Posted October 20, 2008 by J. Gerald Hebert
Campaign Justice?
The following entry appeared on The Hill's Congress Blog today.
Six weeks ago, the Justice Department invited my organization and a number of other groups to a meeting to discuss law enforcement priorities during this election season. We were surprised to be ushered into an auditorium where we were addressed by U.S. Attorney General Michael Mukasey who finished his remarks and promptly left for a press conference elsewhere at DOJ to tout his meeting with our organizations. The format was not conducive to any meaningful discussion of the issues and largely proved to be a wasted opportunity for a healthy dialogue. Despite the fact that our organizations were seemingly utilized as props, the meeting did produce a statement from Attorney General Mukasey that the Department was committed to making election protection its highest priority.
Despite these assurances, neither Mukasey nor any other high ranking official at DOJ has issued any kind of statement affirming DOJ’s intention to investigate and enforce the federal civil rights statutes that prohibit minority voter suppression schemes, such as racially motivated caging and voter intimidation. On October 26, two weeks ago, numerous civil rights groups and other organizations like the Campaign Legal Center met with Acting Assistant Attorney General Grace Chung Becker urging that such a statement be issued. I personally attended that meeting and felt afterwards that Ms. Becker was genuinely supportive of the Department issuing such a pronouncement. She promised to look into it immediately. Maybe she did so and got the cold shoulder.
In any event, since that time, the only statement coming out of DOJ was an FBI leak that the Department had opened a voter fraud investigation of the community group ACORN. Such a leak not only violates Department policy, but the mere public acknowledgement of any investigation of voter fraud is itself at odds with DOJ Federal Prosecution of Election offenses policy: “[I]n most cases voters should not be interviewed, or other voter-related investigation done, until after the election is over. Such overt investigative steps may chill legitimate voting activities. They are also likely to be perceived by voters and candidates as an intrusion into the election. Indeed, the fact of a federal criminal investigation may itself become an issue in the election.”
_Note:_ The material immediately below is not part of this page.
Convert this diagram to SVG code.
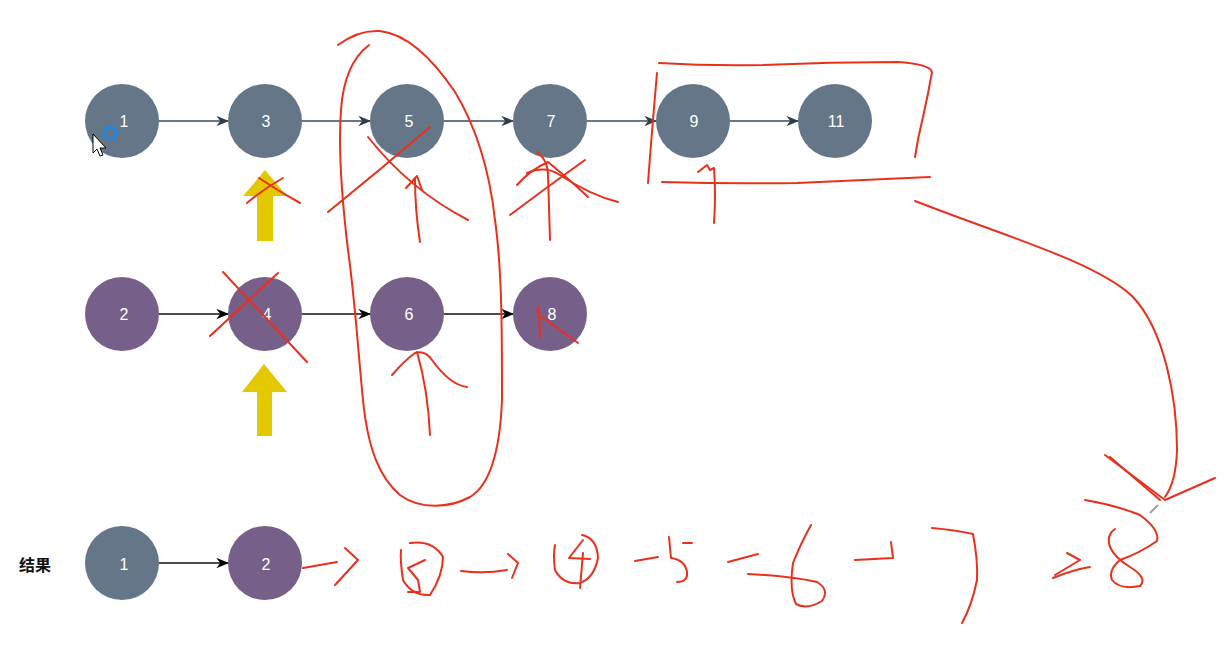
<svg xmlns="http://www.w3.org/2000/svg" width="1222" height="651" viewBox="0 0 1222 651">
<defs>
<style>
.slate{fill:#647687;}
.purple{fill:#76608a;}
.lbl{font-family:"Liberation Sans",Arial,sans-serif;font-size:16px;fill:#ffffff;text-anchor:middle;dominant-baseline:central;}
.e1{stroke:#3a4a5a;stroke-width:1.6;fill:none;marker-end:url(#ah1);}
.e2{stroke:#111111;stroke-width:1.6;fill:none;marker-end:url(#ah2);}
.ink{stroke:#e8301c;stroke-width:2;fill:none;stroke-linecap:round;stroke-linejoin:round;}
.yel{fill:#e3c800;}
</style>
<marker id="ah1" viewBox="0 0 10 8" refX="9" refY="4" markerWidth="13" markerHeight="11" markerUnits="userSpaceOnUse" orient="auto">
<path d="M0,0 L10,4 L0,8 L3,4 Z" fill="#2f3e4d"/>
</marker>
<marker id="ah2" viewBox="0 0 10 8" refX="9" refY="4" markerWidth="13" markerHeight="11" markerUnits="userSpaceOnUse" orient="auto">
<path d="M0,0 L10,4 L0,8 L3,4 Z" fill="#000000"/>
</marker>
</defs>
<rect width="1222" height="651" fill="#ffffff"/>

<g id="connectors">
<path class="e1" d="M159,121 H228"/>
<path class="e1" d="M302,121 H370"/>
<path class="e1" d="M444,121 H513"/>
<path class="e1" d="M587,121 H656"/>
<path class="e1" d="M730,121 H798"/>
<path class="e2" d="M159,314 H228"/>
<path class="e2" d="M302,314 H370"/>
<path class="e2" d="M444,314 H513"/>
<path class="e2" d="M159,563 H228"/>
</g>

<g id="n1"><circle class="slate" cx="122" cy="121" r="37"/><text class="lbl" x="124" y="121">1</text></g>
<g id="n3"><circle class="slate" cx="265" cy="121" r="37"/><text class="lbl" x="266" y="121">3</text></g>
<g id="n5"><circle class="slate" cx="407" cy="121" r="37"/><text class="lbl" x="409" y="121">5</text></g>
<g id="n7"><circle class="slate" cx="550" cy="121" r="37"/><text class="lbl" x="551" y="121">7</text></g>
<g id="n9"><circle class="slate" cx="693" cy="121" r="37"/><text class="lbl" x="694" y="121">9</text></g>
<g id="n11"><circle class="slate" cx="835" cy="121" r="37"/><text class="lbl" x="836" y="121">11</text></g>

<g id="n2"><circle class="purple" cx="122" cy="314" r="37"/><text class="lbl" x="124" y="314">2</text></g>
<g id="n4"><circle class="purple" cx="265" cy="314" r="37"/><text class="lbl" x="267" y="314">4</text></g>
<g id="n6"><circle class="purple" cx="407" cy="314" r="37"/><text class="lbl" x="409" y="314">6</text></g>
<g id="n8"><circle class="purple" cx="550" cy="314" r="37"/><text class="lbl" x="552" y="314">8</text></g>

<g id="result-label"><text x="35" y="565" font-family="'Liberation Sans','Noto Sans CJK SC',sans-serif" font-size="16" font-weight="bold" fill="#111111" text-anchor="middle" dominant-baseline="central">结果</text></g>
<g id="r1"><circle class="slate" cx="122" cy="563" r="37"/><text class="lbl" x="124" y="564">1</text></g>
<g id="r2"><circle class="purple" cx="265" cy="563" r="37"/><text class="lbl" x="266" y="564">2</text></g>

<g id="pointers">
<path class="yel" d="M265,170 L287,196 L273,196 L273,241 L257,241 L257,196 L243,196 Z"/>
<path class="yel" d="M264,364 L287,392 L272,392 L272,436 L257,436 L257,392 L242,392 Z"/>
</g>

<g id="cursor">
<circle cx="110" cy="133" r="6" fill="none" stroke="#1e88e5" stroke-width="3"/>
<path d="M93,134 L93,153 L97,149 L100,156 L103,155 L100,148 L106,148 Z" fill="#ffffff" stroke="#000000" stroke-width="1"/>
</g>

<g id="annotations">
<path class="ink" d="M247,203 Q265,188 283,178"/>
<path class="ink" d="M259,178 Q280,192 300,203"/>
<path class="ink" d="M223,272 L307,362"/>
<path class="ink" d="M278,273 L210,336"/>
<path class="ink" d="M338,45 C350,36 365,30 380,31 C405,34 430,55 455,92 C478,130 490,175 495,220 C502,270 502,330 502,400 C500,450 490,485 470,497 C450,508 420,510 400,495 C380,478 368,450 363,400 C358,350 355,300 348,250 C342,200 338,150 341,110 C343,80 352,58 369,45"/>
<path class="ink" d="M430,127 Q380,170 328,212"/>
<path class="ink" d="M368,137 Q410,190 468,220"/>
<path class="ink" d="M420,242 Q415,210 415,178"/>
<path class="ink" d="M406,188 L417,176 L422,190"/>
<path class="ink" d="M537,152 Q548,160 548,175 Q549,210 550,240"/>
<path class="ink" d="M517,185 Q530,170 548,162 Q570,180 588,197"/>
<path class="ink" d="M527,173 Q545,165 560,175 Q590,195 618,202"/>
<path class="ink" d="M510,215 Q550,185 585,160"/>
<path class="ink" d="M657,73 Q652,130 648,183"/>
<path class="ink" d="M659,63 Q710,66 763,65 Q830,62 897,62 Q930,64 932,72 Q928,95 923,117 Q918,137 915,157"/>
<path class="ink" d="M662,182 Q730,184 797,183 Q860,180 930,177"/>
<path class="ink" d="M698,172 L707,165 L710,170 L714,168 Q716,195 714,223"/>
<path class="ink" d="M430,435 Q428,390 417,352"/>
<path class="ink" d="M392,375 Q405,360 415,353 Q425,350 432,360 Q450,385 467,387"/>
<path class="ink" d="M538,307 Q540,322 540,337"/>
<path class="ink" d="M537,310 Q540,318 542,317 Q560,330 578,343"/>
<path class="ink" d="M915,201 C1010,238 1095,262 1132,296 C1165,330 1177,400 1177,450 Q1176,482 1165,497"/>
<path class="ink" d="M1105,455 L1165,500 L1215,478"/>
<path class="ink" d="M1110,457 L1160,500"/>
<path d="M1150,513 L1158,505" stroke="#9aa0a6" stroke-width="2"/>
<path class="ink" d="M303,568 Q320,565 337,562"/>
<path class="ink" d="M345,548 L358,560 L335,585"/>
<path class="ink" d="M410,543 Q433,540 443,557 Q443,575 430,595 Q412,596 403,580 Q400,560 401,550"/>
<path class="ink" d="M425,560 L408,568 L418,580 L420,592 L408,592"/>
<path class="ink" d="M461,571 Q485,574 507,570"/>
<path class="ink" d="M508,554 L518,563 L512,578"/>
<path class="ink" d="M582,535 Q597,538 598,558 Q594,578 580,583 Q563,585 555,570 Q553,555 555,545"/>
<path class="ink" d="M583,540 L569,558 L590,559"/>
<path class="ink" d="M583,553 L580,588"/>
<path class="ink" d="M635,561 L658,557"/>
<path class="ink" d="M683,543 L692,543"/>
<path class="ink" d="M669,537 L671,558 Q685,560 687,572 Q688,582 677,582"/>
<path class="ink" d="M728,562 L758,554"/>
<path class="ink" d="M811,525 Q800,545 793,563 Q789,590 796,604 Q807,610 822,601 Q830,590 817,582 Q790,576 748,574"/>
<path class="ink" d="M855,560 L893,558 L891,542"/>
<path class="ink" d="M932,528 Q955,530 973,534 Q978,560 977,580 Q972,605 962,623"/>
<path class="ink" d="M1053,578 Q1072,570 1090,567"/>
<path class="ink" d="M1067,553 L1080,560 L1055,575"/>
<path class="ink" d="M1085,500 Q1115,505 1140,515 Q1160,530 1157,541 Q1140,553 1120,560 Q1108,570 1112,580 Q1120,590 1140,586 Q1148,578 1130,567 Q1115,558 1110,547 Q1106,535 1115,529"/>
</g>
</svg>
Time is running out on AG Mukasey and other Department officials to make clear that the partisan abuses at DOJ that marked their 2004 and 2006 activities around Election Day are over. Their failure to issue any public statement that they will aggressively investigate and prosecute voter intimidation and vote suppression schemes that surface in the upcoming election is deeply disappointing. With the election now just two weeks away, late last week the Campaign Legal Center and many other organizations sent a letter (http://www.campaignlegalcenter.org/press-3422.html) to AG Mukasey urging him to act immediately to protect voters from discriminatory interference in their right to participate in this election. Silence about protecting the right to vote is simply not acceptable.
J. Gerald Hebert is Executive Director of the Campaign Legal Center. He spent more than two decades in the Voting Section of the U.S. Department of Justice's Civil Rights Division.